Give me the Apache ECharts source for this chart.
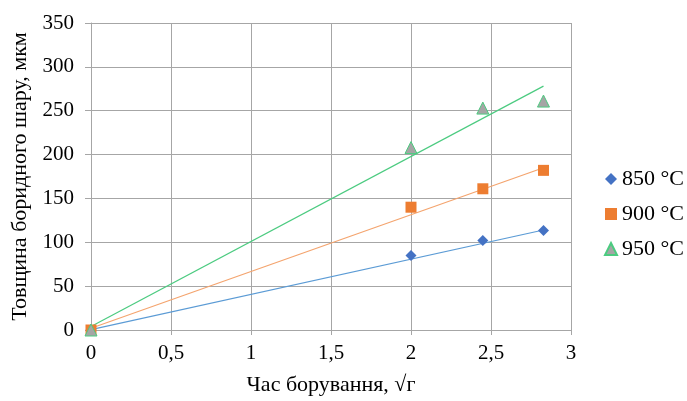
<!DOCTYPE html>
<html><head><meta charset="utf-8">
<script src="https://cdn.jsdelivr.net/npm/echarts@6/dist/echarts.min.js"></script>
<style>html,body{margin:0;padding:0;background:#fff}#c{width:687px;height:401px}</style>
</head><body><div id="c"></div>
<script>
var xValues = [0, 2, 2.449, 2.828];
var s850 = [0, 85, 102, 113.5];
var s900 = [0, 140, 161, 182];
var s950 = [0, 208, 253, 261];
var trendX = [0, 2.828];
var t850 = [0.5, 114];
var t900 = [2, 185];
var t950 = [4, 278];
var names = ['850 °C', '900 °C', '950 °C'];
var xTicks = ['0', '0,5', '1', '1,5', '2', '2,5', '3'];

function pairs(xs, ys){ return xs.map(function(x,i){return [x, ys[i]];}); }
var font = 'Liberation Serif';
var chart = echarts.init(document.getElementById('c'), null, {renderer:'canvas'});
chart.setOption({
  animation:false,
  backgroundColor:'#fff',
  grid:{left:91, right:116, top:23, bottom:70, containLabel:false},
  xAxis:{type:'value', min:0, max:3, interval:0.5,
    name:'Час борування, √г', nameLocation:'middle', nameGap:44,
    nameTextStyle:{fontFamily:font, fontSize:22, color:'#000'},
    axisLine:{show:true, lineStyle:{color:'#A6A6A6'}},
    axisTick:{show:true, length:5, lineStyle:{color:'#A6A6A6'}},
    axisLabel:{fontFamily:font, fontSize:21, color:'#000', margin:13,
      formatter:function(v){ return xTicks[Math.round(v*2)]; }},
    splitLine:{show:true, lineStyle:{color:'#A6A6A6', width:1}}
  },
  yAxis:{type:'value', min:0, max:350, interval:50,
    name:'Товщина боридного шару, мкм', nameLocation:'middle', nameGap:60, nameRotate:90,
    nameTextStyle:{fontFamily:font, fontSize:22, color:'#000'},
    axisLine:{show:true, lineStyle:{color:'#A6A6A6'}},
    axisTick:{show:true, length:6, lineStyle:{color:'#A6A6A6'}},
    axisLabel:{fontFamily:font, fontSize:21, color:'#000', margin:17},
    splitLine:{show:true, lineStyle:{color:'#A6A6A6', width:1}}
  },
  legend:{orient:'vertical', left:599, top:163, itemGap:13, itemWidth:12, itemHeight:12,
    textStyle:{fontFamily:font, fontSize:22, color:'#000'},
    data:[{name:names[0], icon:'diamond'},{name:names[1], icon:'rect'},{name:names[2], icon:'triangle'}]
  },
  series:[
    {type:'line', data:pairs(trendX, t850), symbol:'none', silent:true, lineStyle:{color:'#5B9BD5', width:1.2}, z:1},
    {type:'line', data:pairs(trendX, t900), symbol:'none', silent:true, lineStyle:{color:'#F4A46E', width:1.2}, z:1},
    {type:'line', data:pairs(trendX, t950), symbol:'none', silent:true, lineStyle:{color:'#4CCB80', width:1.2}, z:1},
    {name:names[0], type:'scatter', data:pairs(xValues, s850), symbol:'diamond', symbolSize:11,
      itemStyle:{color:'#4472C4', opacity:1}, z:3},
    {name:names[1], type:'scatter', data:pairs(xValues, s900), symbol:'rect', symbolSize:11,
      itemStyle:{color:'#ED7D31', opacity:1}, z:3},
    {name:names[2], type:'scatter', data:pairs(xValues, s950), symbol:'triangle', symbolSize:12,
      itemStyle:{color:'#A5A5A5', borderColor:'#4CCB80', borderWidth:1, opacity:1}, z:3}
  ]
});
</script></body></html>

## PROBLEM TO WORK ON
Return the listing above in full and without alteration, excluding its pictures.

## OUTPUT
Give me the Apache ECharts source for this chart.
<!DOCTYPE html>
<html><head><meta charset="utf-8">
<script src="https://cdn.jsdelivr.net/npm/echarts@6/dist/echarts.min.js"></script>
<style>html,body{margin:0;padding:0;background:#fff}#c{width:687px;height:401px}</style>
</head><body><div id="c"></div>
<script>
var xValues = [0, 2, 2.449, 2.828];
var s850 = [0, 85, 102, 113.5];
var s900 = [0, 140, 161, 182];
var s950 = [0, 208, 253, 261];
var trendX = [0, 2.828];
var t850 = [0.5, 114];
var t900 = [2, 185];
var t950 = [4, 278];
var names = ['850 °C', '900 °C', '950 °C'];
var xTicks = ['0', '0,5', '1', '1,5', '2', '2,5', '3'];

function pairs(xs, ys){ return xs.map(function(x,i){return [x, ys[i]];}); }
var font = 'Liberation Serif';
var chart = echarts.init(document.getElementById('c'), null, {renderer:'canvas'});
chart.setOption({
  animation:false,
  backgroundColor:'#fff',
  grid:{left:91, right:116, top:23, bottom:70, containLabel:false},
  xAxis:{type:'value', min:0, max:3, interval:0.5,
    name:'Час борування, √г', nameLocation:'middle', nameGap:44,
    nameTextStyle:{fontFamily:font, fontSize:22, color:'#000'},
    axisLine:{show:true, lineStyle:{color:'#A6A6A6'}},
    axisTick:{show:true, length:5, lineStyle:{color:'#A6A6A6'}},
    axisLabel:{fontFamily:font, fontSize:21, color:'#000', margin:13,
      formatter:function(v){ return xTicks[Math.round(v*2)]; }},
    splitLine:{show:true, lineStyle:{color:'#A6A6A6', width:1}}
  },
  yAxis:{type:'value', min:0, max:350, interval:50,
    name:'Товщина боридного шару, мкм', nameLocation:'middle', nameGap:60, nameRotate:90,
    nameTextStyle:{fontFamily:font, fontSize:22, color:'#000'},
    axisLine:{show:true, lineStyle:{color:'#A6A6A6'}},
    axisTick:{show:true, length:6, lineStyle:{color:'#A6A6A6'}},
    axisLabel:{fontFamily:font, fontSize:21, color:'#000', margin:17},
    splitLine:{show:true, lineStyle:{color:'#A6A6A6', width:1}}
  },
  legend:{orient:'vertical', left:599, top:163, itemGap:13, itemWidth:12, itemHeight:12,
    textStyle:{fontFamily:font, fontSize:22, color:'#000'},
    data:[{name:names[0], icon:'diamond'},{name:names[1], icon:'rect'},{name:names[2], icon:'triangle'}]
  },
  series:[
    {type:'line', data:pairs(trendX, t850), symbol:'none', silent:true, lineStyle:{color:'#5B9BD5', width:1.2}, z:1},
    {type:'line', data:pairs(trendX, t900), symbol:'none', silent:true, lineStyle:{color:'#F4A46E', width:1.2}, z:1},
    {type:'line', data:pairs(trendX, t950), symbol:'none', silent:true, lineStyle:{color:'#4CCB80', width:1.2}, z:1},
    {name:names[0], type:'scatter', data:pairs(xValues, s850), symbol:'diamond', symbolSize:11,
      itemStyle:{color:'#4472C4', opacity:1}, z:3},
    {name:names[1], type:'scatter', data:pairs(xValues, s900), symbol:'rect', symbolSize:11,
      itemStyle:{color:'#ED7D31', opacity:1}, z:3},
    {name:names[2], type:'scatter', data:pairs(xValues, s950), symbol:'triangle', symbolSize:12,
      itemStyle:{color:'#A5A5A5', borderColor:'#4CCB80', borderWidth:1, opacity:1}, z:3}
  ]
});
</script></body></html>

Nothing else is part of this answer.